Saturday, May 18, 2019

WILDER VS BREAZEALE

WILDER VS BREAZEALE Fight
There are moments in sports so surreal and exciting that it can be easy to get seduced into thinking you just witnessed a handoff from one era to another.

One might be quick to forgive the boxing fans and critics among us who witnessed Tyson Fury improbably rise from the canvas in Round 12 of his pay-per-view title bout against Deontay Wilder last December and were prisoners of the moment as to what it might mean.

Certainly, the general public -- hard-core fans and casual drifters alike -- were treated to a modern heavyweight classic when Fury and Wilder, unbeaten champions with larger-than-life size and personality, fought to a disputed draw. What may not end up being true, however, was that the fight triggered a renaissance for the division in which the best would boldly seek to face each other while serving as a rising tide for the health of the sport.

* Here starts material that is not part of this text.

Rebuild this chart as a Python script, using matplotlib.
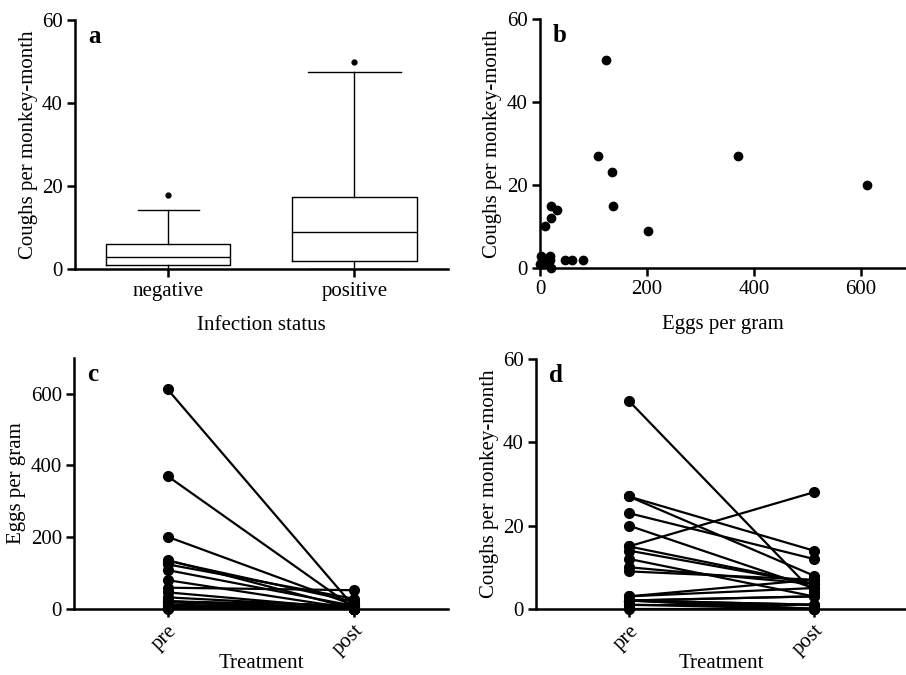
import numpy as np
import matplotlib
matplotlib.use("Agg")
import matplotlib.pyplot as plt

plt.rcParams['font.family'] = ['Liberation Serif', 'DejaVu Serif']

# panel a: box plot summary (coughs per monkey-month)
groups = ['negative', 'positive']
box_low = [0, 0]
box_q1 = [1, 2]
box_med = [3, 9]
box_q3 = [6, 17.5]
box_high = [14.3, 47.5]
box_outliers = [[18], [50]]

# per-monkey values (panels b, c, d)
eggs_pre = [612, 370, 201, 136, 134, 124, 108, 80, 59, 46, 32, 21, 21, 21, 19, 19, 9, 5, 2, 0, 3, 12]
coughs_pre = [20, 27, 9, 15, 23, 50, 27, 2, 2, 2, 14, 15, 12, 0, 3, 2, 10, 1, 3, 1, 2, 2]
eggs_post = [5, 2, 10, 0, 20, 28, 8, 0, 52, 0, 5, 0, 10, 0, 0, 0, 0, 0, 0, 0, 0, 0]
coughs_post = [5, 14, 7, 6, 12, 4, 8, 1, 3, 0, 6, 28, 3, 0, 5, 1, 6, 0, 7, 1, 3, 0]
treatments = ['pre', 'post']

fig = plt.figure(figsize=(9.06, 6.75), dpi=100)
ax_a = fig.add_axes([0.083, 0.601, 0.411, 0.369])
ax_b = fig.add_axes([0.596, 0.603, 0.404, 0.369])
ax_c = fig.add_axes([0.082, 0.098, 0.412, 0.372])
ax_d = fig.add_axes([0.592, 0.098, 0.408, 0.370])

tick_fs = 15
label_fs = 15


def style(ax):
    for s in ['top', 'right']:
        ax.spines[s].set_visible(False)
    for s in ['left', 'bottom']:
        ax.spines[s].set_linewidth(1.8)
    ax.tick_params(width=1.8, length=6, labelsize=tick_fs, direction='out', pad=3)


# a
stats = []
for i in range(len(groups)):
    stats.append({'whislo': box_low[i], 'q1': box_q1[i], 'med': box_med[i],
                  'q3': box_q3[i], 'whishi': box_high[i], 'fliers': box_outliers[i]})
ax_a.bxp(stats, positions=[1, 2], widths=0.667, capwidths=[0.33, 0.5],
         boxprops=dict(color='black', linewidth=1),
         medianprops=dict(color='black', linewidth=1),
         whiskerprops=dict(color='black', linewidth=1),
         capprops=dict(color='black', linewidth=1),
         flierprops=dict(marker='o', markerfacecolor='black', markeredgecolor='black', markersize=3.5))
ax_a.set_xlim(0.5, 2.5)
ax_a.set_ylim(0, 60)
ax_a.set_yticks([0, 20, 40, 60])
ax_a.set_xticks([1, 2])
ax_a.set_xticklabels(groups)
ax_a.set_ylabel('Coughs per monkey-month', fontsize=label_fs, labelpad=3)
ax_a.set_xlabel('Infection status', fontsize=label_fs, labelpad=11)
style(ax_a)

# b
ax_b.plot(eggs_pre, coughs_pre, 'o', color='black', markersize=6, clip_on=False)
ax_b.set_xlim(0, 684)
ax_b.set_ylim(0, 60)
ax_b.set_xticks([0, 200, 400, 600])
ax_b.set_yticks([0, 20, 40, 60])
ax_b.set_ylabel('Coughs per monkey-month', fontsize=label_fs, labelpad=3)
ax_b.set_xlabel('Eggs per gram', fontsize=label_fs, labelpad=11)
style(ax_b)

# c and d
for ax, pre, post in [(ax_c, eggs_pre, eggs_post), (ax_d, coughs_pre, coughs_post)]:
    for p0, p1 in zip(pre, post):
        ax.plot([1, 2], [p0, p1], '-o', color='black', linewidth=1.6, markersize=7, clip_on=False)
    ax.set_xlim(0.5, 2.5)
    ax.set_xticks([1, 2])
    ax.set_xticklabels(treatments, rotation=45, ha='right', rotation_mode='anchor')
    ax.set_xlabel('Treatment', fontsize=label_fs, labelpad=-4)
    style(ax)

ax_c.set_ylim(0, 700)
ax_c.set_yticks([0, 200, 400, 600])
ax_c.set_ylabel('Eggs per gram', fontsize=label_fs, labelpad=3)
ax_d.set_ylim(0, 60)
ax_d.set_yticks([0, 20, 40, 60])
ax_d.set_ylabel('Coughs per monkey-month', fontsize=label_fs, labelpad=3)

for ax, letter in [(ax_a, 'a'), (ax_b, 'b'), (ax_c, 'c'), (ax_d, 'd')]:
    ax.text(0.035, 0.935, letter, transform=ax.transAxes, fontsize=18,
            fontweight='bold', va='center', ha='left')

fig.savefig('out.png', dpi=100)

For those who entered 2019 assuming Wilder, Fury and fellow unbeaten Anthony Joshua were on a collision course for one another, the subsequent hangover has been a painful one.

Dominic Breazeale is going to get knocked out in dramatic fashion on Saturday. I can't wait," Wilder said. "He's like a fly in my ear. I'm going to get him out of there in a fashion no one has ever seen. [He] asked for this. I didn't seek him out. He came for me. This isn't a gentleman's sport. We have bad blood and it'll be in the ring Saturday night.

"Now he's in there with a real killer. A real one who speaks that speaks his peace and I mean what I say.  Nobody's going to stop me."

While Breazeale (20-1, 18 KOs) admits he has used the hatred for his opponent as fuel to push even harder during training camp, this is a matchup he has pursued for multiple years mostly because of his confidence that he's the more skilled fighter. He has watched multiple Wilder opponents expose the champion's raw boxing style in the early rounds before being stopped late.